Walking back to the hotel I lose my way and end up in the catacombs of the hotel where the cooks are cooking, in the steaming hot kitchen

and where the ladies run around with fresh cotton sheets for the beds. My Chinese is still not good enough, but I have a good time with the personnel who are so kind to bring me back to the elevator area. Back in my room I call Pieter. Oooh, how could I have left alone my husband I ask myself? And how are my friends doing? I’d better go eat in order not to think about it. I am not Chinese: do I get the food I ask for? - again I am being served an amount of rice for three persons and an amount of Broccoli for five. I miss Wai Lan doing the orders for me, and the group under which wings to hide while all the new information slowly fixes itself in my brain.

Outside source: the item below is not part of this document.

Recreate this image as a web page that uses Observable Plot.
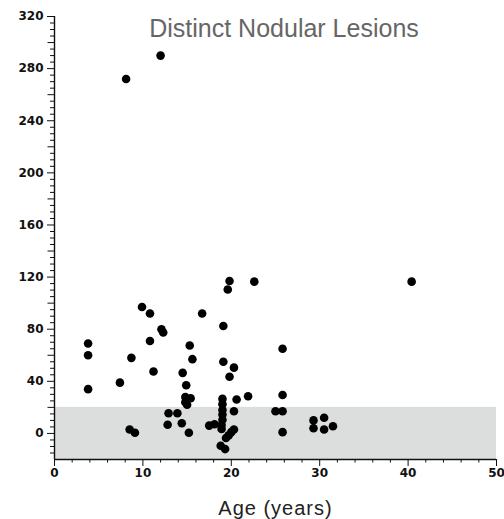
<!DOCTYPE html>
<html>
<head>
<meta charset="utf-8">
<script src="https://cdn.jsdelivr.net/npm/d3@7"></script>
<script src="https://cdn.jsdelivr.net/npm/@observablehq/plot@0.6"></script>
<style>
  html, body { margin: 0; padding: 0; background: #fff; }
  #chart svg { display: block; }
</style>
</head>
<body>
<div id="chart"></div>
<script>
// ---- data ----
const ages = [
  3.8, 3.8, 3.8, 7.4, 8.7, 9.9, 10.8, 10.8, 11.2, 12.1, 12.3,
  8.5, 9.1, 12.8, 12.9, 13.9, 14.4, 14.5, 14.9, 15.3, 15.6,
  14.8, 15.4, 14.8, 15.0, 15.2, 8.1, 12.0, 16.7, 17.5, 18.1,
  19.1, 19.1, 19.8, 20.3, 19.0, 19.0, 19.0, 19.0, 19.0, 18.9, 18.9,
  20.3, 20.6, 21.9, 18.8, 19.3, 20.3, 20.0, 19.7, 19.4,
  19.8, 19.6, 22.6, 40.4, 25.0, 25.8, 25.8, 25.8, 25.8,
  29.3, 29.3, 30.5, 30.5, 31.5
];
const lesions = [
  69, 60, 34, 39, 58, 97, 92, 71, 47.5, 80, 77.5,
  3, 0.5, 6.7, 15.5, 15.5, 7.8, 46.5, 37, 67.5, 57,
  28, 27, 24, 22, 0.5, 272, 290, 92, 6, 7,
  82.5, 55, 43.5, 50.5, 26.5, 22.5, 18, 14.5, 10.5, 6.5, 3.5,
  17, 26, 28.5, -9.5, -12, 3, 1, -1.5, -3.5,
  117, 110.5, 116.5, 116.5, 17, 17, 29.5, 65, 1,
  10, 4, 12, 3, 5.5
];
const xDomain = [0, 50];
const yDomain = [-20, 320];
const bandLow = -20;
const bandHigh = 20;
const xMajorTicks = [0, 10, 20, 30, 40, 50];
const yMajorTicks = [0, 40, 80, 120, 160, 200, 240, 280, 320];
const titleText = "Distinct Nodular Lesions";
const xLabelText = "Age (years)";

// ---- derived tables ----
const points = ages.map((a, i) => ({age: a, count: lesions[i]}));
const band = [{x1: xDomain[0], x2: xDomain[1], y1: bandLow, y2: bandHigh}];
const xMinor = d3.range(xDomain[0], xDomain[1] + 1, 2).filter(v => v % 10 !== 0);
const yMid = d3.range(yDomain[0], yDomain[1] + 1, 5).filter(v => v % 40 === 20);
const yMinor = d3.range(yDomain[0], yDomain[1] + 1, 5).filter(v => v % 20 !== 0);

const tickFont = "DejaVu Sans, sans-serif";

const chart = Plot.plot({
  width: 504,
  height: 519,
  marginLeft: 54,
  marginRight: 8,
  marginTop: 16,
  marginBottom: 60,
  style: {fontFamily: "Liberation Sans, Arial, sans-serif", background: "#fff", color: "#000"},
  x: {domain: xDomain},
  y: {domain: yDomain},
  marks: [
    Plot.rect(band, {x1: "x1", x2: "x2", y1: "y1", y2: "y2", fill: "#dcdddd"}),
    Plot.dot(points, {x: "age", y: "count", r: 4.3, fill: "#000"}),
    // y axis
    Plot.axisY({ticks: yMinor, tickSize: 4, tickFormat: () => "", label: null, stroke: "#111"}),
    Plot.axisY({ticks: yMid, tickSize: 6.5, tickFormat: () => "", label: null, stroke: "#111"}),
    Plot.axisY({ticks: yMajorTicks, tickSize: 7, tickPadding: 4, tickFormat: d => String(d), label: null,
      fontSize: 12, fontWeight: "bold", fontFamily: tickFont, fill: "#111", stroke: "#111"}),
    Plot.ruleX([xDomain[0]], {y1: yDomain[0], y2: yDomain[1], stroke: "#111", strokeWidth: 1.4}),
    // x axis
    Plot.axisX({ticks: xMinor, tickSize: 3.5, tickFormat: () => "", label: null, stroke: "#111"}),
    Plot.axisX({ticks: xMajorTicks, tickSize: 7, tickPadding: 2, tickFormat: d => String(d), label: null,
      fontSize: 12, fontWeight: "bold", fontFamily: tickFont, fill: "#111", stroke: "#111"}),
    Plot.ruleY([yDomain[0]], {x1: xDomain[0], x2: xDomain[1], stroke: "#111", strokeWidth: 1.4}),
    // texts
    Plot.text([titleText], {frameAnchor: "top", dx: 8.5, dy: 3, lineAnchor: "top", text: d => d,
      fontSize: 25, fill: "#666", fontFamily: "Liberation Sans, Arial, sans-serif"}),
    Plot.text([xLabelText], {frameAnchor: "bottom", dy: 49, lineAnchor: "middle", text: d => d,
      fontSize: 20, fill: "#222", fontFamily: "Liberation Sans, Arial, sans-serif"})
  ]
});

d3.select(chart).selectAll("text")
  .filter(function() { return this.textContent === xLabelText; })
  .attr("letter-spacing", "1px");

document.getElementById("chart").appendChild(chart);
</script>
</body>
</html>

The rest of the evening I spend in my room with a watercolor paint box and a watercolor notebook: I paint a small and vague drawing; it is a copy of the drawing by Guan Shanyue in the Five Story Pagoda of Guangzhou (of which I have a picture on my phone). My smartphone supplies me sometimes with You Tube music, but that happens sparsely.
A good tea is in my teapot - such a lovely night I pass here. I phone Ting-tiang; he says all are doing OK and are back in the hotel; they had a great time. Good to hear, tomorrow another day: we will see more of Fuzhou!